On a visit to the illegal Jabal Abu Ghneim (also known as Har Homa) settlement, Netanyahu pledged to build homes there and in the illegal Givat Hamatos settlement.

Both lie on some of the last spaces of land linking the Palestinian areas of Bank to their hoped-for capital in East Jerusalem.

Netanyahu pledged to turn Jabal Abu Ghneim (also known as Har Homa) into a “mid-sized city”, expanding a presence many believe has already dealt a devastating blow to the Palestinian dream of independence.

Building in the areas has previously sparked an international outcry, which has at times reined in Netanyahu’s settlement-building sprees.

But emboldened by US President Donald Trump‘s support and his favourable Middle East plan, he appears to be charging ahead with construction there.

“We are connecting Jerusalem. We are connecting all parts of the united Jerusalem, the rebuilt Jerusalem,” Netanyahu said.

“We did it in the face of fierce international opposition. We surmounted all the obstacles and we have done it.”

Netanyahu said he was pushing forward with 5,200 homes for Jews in the area, in addition to 1,000 new homes for Palestinians who live in nearby Beit Safafa neighbourhood, which lies along the Green Line in both West and East Jerusalem.

‘State suicide’

The Palestinians want East Jerusalem, along with the West Bank and the Gaza Strip – land Israeli captured in the 1967 Middle East war – for their future state.

They have long opposed construction in this part of East Jerusalem, claiming it would isolate Jerusalem from the West Bank.

Nabil Abu Rudeineh, a spokesman for President Mahmoud Abbas, denounced the move as another of Netanyahu’s “attempts to destroy the two-state solution and any possibility of peace”.

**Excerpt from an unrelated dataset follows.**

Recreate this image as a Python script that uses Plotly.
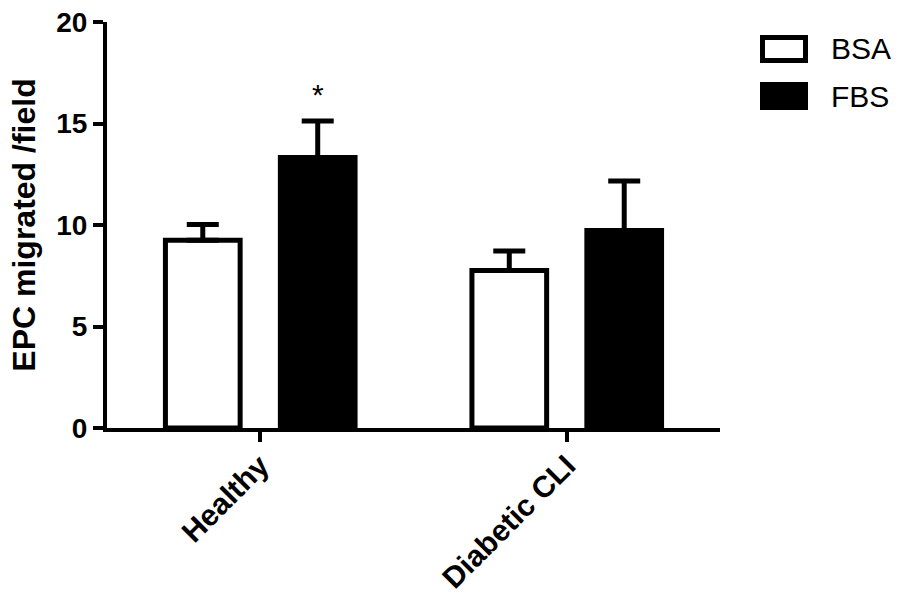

“This is a grave violation of the international law which says that settlements in all the Palestinian territories, including East Jerusalem, is illegal,” he added.

The Israeli settlement watchdog Peace Now said expanding in both of the controversial neighbourhoods amounted to “state suicide”.

“Both sever parts of East Jerusalem and the connection to Bethlehem, preventing a viable two-state solution,” it said in a statement.

Israel annexed East Jerusalem in a move not recognised by most of the international community, and it considers the entire city as its eternal, undivided capital.

Full control

Upending decades of US foreign policy, the Trump administration recognised Jerusalem as Israel’s capital in 2017, moving its embassy there the following year.

Under Trump’s Middle East vision, Israel would retain full control of the city and its venerated holy sites.

The Palestinians would get a capital on the city’s outskirts, which is now made up of poor, crowded neighbourhoods located behind a hulking concrete separation barrier.

The Palestinians have rejected the plan outright.

With a corruption trial looming, Netanyahu faces re-election next month in the country’s third vote in less than a year.

During the campaign he has repeatedly pandered to his nationalist base of voters, whom he hopes will turn out en masse to deliver him victory over his centrist rivals in the Blue and White party.